Photo by George Mahe
What parts came from Agave? The upscale, fresh-juice, hand-shaken margaritas. The presentation and the level at which you run service. Agave had the best service staff around at that time, thanks to Coby and his husband, Derek [Fatheree]. They both own service businesses and know how it’s done. Derek also is in charge of the business end, the tech, branding, and marketing. He and Coby also have an eye for design. Guests will see that.

Photo by George Mahe
Arzola's classic queso, spiced chips, and a must get appetizer, Papa Chuy's Hush Puppies (pickled jalapenos stuffed with seasoned beef, rice, and cheese, fried in cornmeal and served with crema)
What parts came from Chuy’s? The steak, chicken, shrimp, and fajitas, as well as the jalapeño hushpuppies, Spanish rice, charro beans, and chili con queso, which many Chuy’s customers called “the sauce of life.” Our chef, Tanya Keys, who owned The Little Dipper sandwich shop, is marinating sweet potatoes and roasting them on the flat-top as part of the seasonal veggie fajita. They’re unbelievable. I would never have thought of that. She’s also tinkered with the rice and the charro beans. She’s unbelievable.
Is the margarita at Chuy’s the same one that’s now made at Fajitas & Margaritas? The same but tweaked. The Chuy’s margarita graduated into a fresher version at Agave, swapping lime concentrate with fresh lime juice.
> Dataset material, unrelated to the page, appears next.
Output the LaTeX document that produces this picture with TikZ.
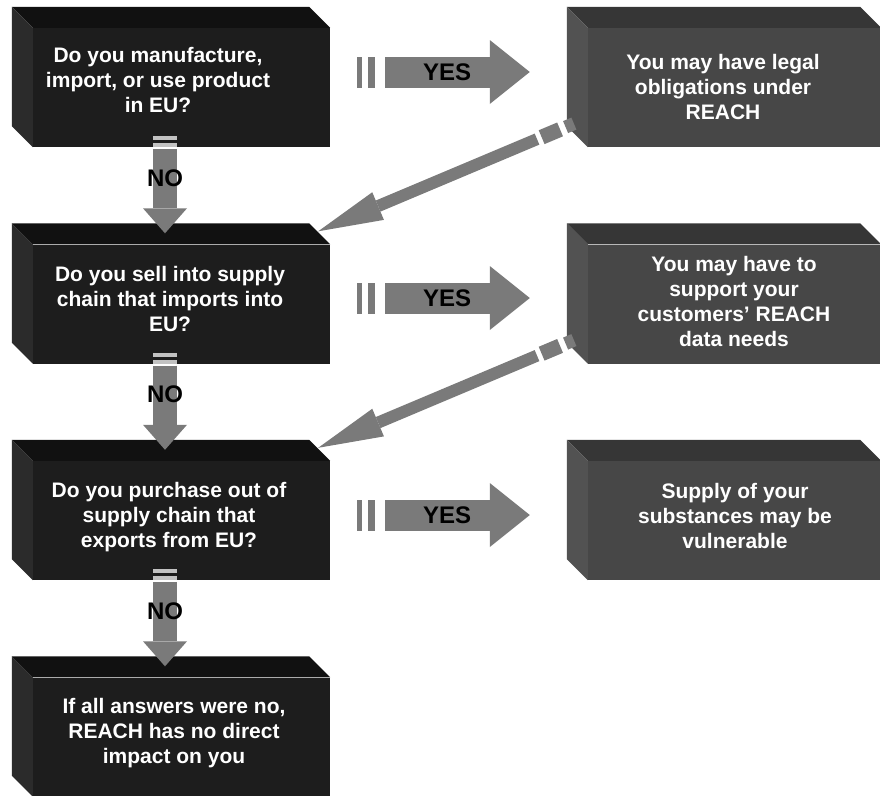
\documentclass[tikz,border=0pt]{standalone}
\usepackage{fontspec}
\setmainfont{Liberation Sans}
\usetikzlibrary{calc}

\definecolor{qfront}{HTML}{1D1D1D}
\definecolor{qtop}{HTML}{111111}
\definecolor{qside}{HTML}{2B2B2B}
\definecolor{afront}{HTML}{474747}
\definecolor{atop}{HTML}{363636}
\definecolor{aside}{HTML}{525252}
\definecolor{flowgray}{HTML}{7A7A7A}
\definecolor{bargray}{HTML}{C2C2C2}

\newcommand{\boxfont}{\bfseries\fontsize{21}{25}\selectfont}
\newcommand{\lblfont}{\bfseries\fontsize{24}{28}\selectfont}

% top and left faces of a box node
\newcommand{\bevel}[3]{%
  \fill[#2] (#1.north west) -- ++(-21,-21) -- ($(#1.north east)+(-21,-21)$) -- (#1.north east) -- cycle;
  \fill[#3] (#1.north west) -- ++(-21,-21) -- ($(#1.south west)+(-21,-21)$) -- (#1.south west) -- cycle;}

% arrow head: base, tip, half width
\newcommand{\ahead}[3]{%
  \fill[flowgray] (#2) -- ($(#1)!#3!90:(#2)$) -- ($(#1)!#3!-90:(#2)$) -- cycle;}

\begin{document}
\begin{tikzpicture}[x=1pt,y=-1pt,
    qbox/.style={fill=qfront, minimum width=297pt, minimum height=119pt, inner sep=0pt},
    abox/.style={fill=afront, minimum width=293pt, minimum height=119pt, inner sep=0pt},
    boxtxt/.style={text=white, align=center, font=\boxfont, inner sep=0pt},
    lbl/.style={text=black, font=\lblfont, inner sep=0pt}]
   \useasboundingbox (0,0) rectangle (880,795);
   % boxes
   \node[qbox] (q1) at (181.5, 87.5) {};
   \node[qbox] (q2) at (181.5,304.0) {};
   \node[qbox] (q3) at (181.5,520.5) {};
   \node[qbox] (q4) at (181.5,737.0) {};
   \node[abox] (r1) at (734.5, 87.5) {};
   \node[abox] (r2) at (734.5,304.0) {};
   \node[abox] (r3) at (734.5,520.5) {};
   \bevel{q1}{qtop}{qside}
   \bevel{q2}{qtop}{qside}
   \bevel{q3}{qtop}{qside}
   \bevel{q4}{qtop}{qside}
   \bevel{r1}{atop}{aside}
   \bevel{r2}{atop}{aside}
   \bevel{r3}{atop}{aside}
   \node[boxtxt] (q1t) at (158, 80) {Do you manufacture,\\import, or use product\\in EU?};
   \node[boxtxt] (q2t) at (170,299) {Do you sell into supply\\chain that imports into\\EU?};
   \node[boxtxt] (q3t) at (169,517) {Do you purchase out of\\supply chain that\\exports from EU?};
   \node[boxtxt] (q4t) at (174,733) {If all answers were no,\\REACH has no direct\\impact on you};
   \node[boxtxt] (r1t) at (723, 87) {You may have legal\\obligations under\\REACH};
   \node[boxtxt] (r2t) at (734,301) {You may have to\\support your\\customers' REACH\\data needs};
   \node[boxtxt] (r3t) at (735,516) {Supply of your\\substances may be\\vulnerable};
   % NO arrows
   \foreach \a/\b in {q1/q2,q2/q3,q3/q4} {
     \coordinate (\a n) at ($(\b.north)+(-16.5,-11)$);
     \coordinate (\a nb) at ($(\a n)+(0,-25)$);
     \fill[bargray] ($(\a.south)+(-28.5,-11)$) rectangle ($(\a.south)+(-4.5,-7)$);
     \fill[bargray] ($(\a.south)+(-28.5,-4)$) rectangle ($(\a.south)+(-4.5,0)$);
     \draw[flowgray,line width=24pt] ($(\a.south)+(-16.5,2)$) -- (\a nb);
     \ahead{\a nb}{\a n}{22pt}
     \node[lbl] (\a no) at ($(\a.south)+(-16.5,31)$) {NO};
   }
   % YES arrows
   \foreach \a/\b/\dy in {q1/r1/-15.5,q2/r2/-6,q3/r3/-5.5} {
     \coordinate (\a s) at ($(\a.east)+(27,\dy)$);
     \coordinate (\a y) at ($(\b.west)+(-58,\dy)$);
     \coordinate (\a yb) at ($(\a y)+(-40,0)$);
     \draw[flowgray,line width=31pt] (\a s) -- ++(5,0);
     \draw[flowgray,line width=31pt] ($(\a s)+(11,0)$) -- ++(7,0);
     \draw[flowgray,line width=31pt] ($(\a s)+(28,0)$) -- (\a yb);
     \ahead{\a yb}{\a y}{32pt}
     \node[lbl] (\a yes) at ($(\a s)+(90,0)$) {YES};
   }
   % back arrows
   \foreach \a/\b in {r1/q2,r2/q3} {
     \coordinate (\a d) at ($(\a.south west)+(-13,-24)$);
     \coordinate (\a t) at ($(\b.north east)+(-12,-13)$);
     \coordinate (\a tb) at ($(\a t)!65pt!(\a d)$);
     \draw[flowgray,line width=13pt] ($(\a d)!1pt!(\a t)$) -- ($(\a d)!10pt!(\a t)$);
     \draw[flowgray,line width=15pt] ($(\a d)!16pt!(\a t)$) -- ($(\a d)!36pt!(\a t)$);
     \draw[flowgray,line width=12pt] ($(\a d)!41pt!(\a t)$) -- (\a tb);
     \ahead{\a tb}{\a t}{15pt}
   }
\end{tikzpicture}
\end{document}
In turn, Agave’s product graduated into the one we use here.
Who’s one person you really respect in the industry? Cary McDowell. If I ever came across a shitload of money, I told him what I would do: I’d say, Hey Cary, let’s go. You and I are opening a spot, whatever you want to do. I believe in the guy that much.
Is it a good time to get into the business? Yes, especially if you focus on an everyday place. And make sure you keep it affordable, or it will cease to be that.
What’s next on the drawing board? What concept makes sense? This one does for sure. We feel there’s a need and a market for this. We’re the only ones who can screw this up.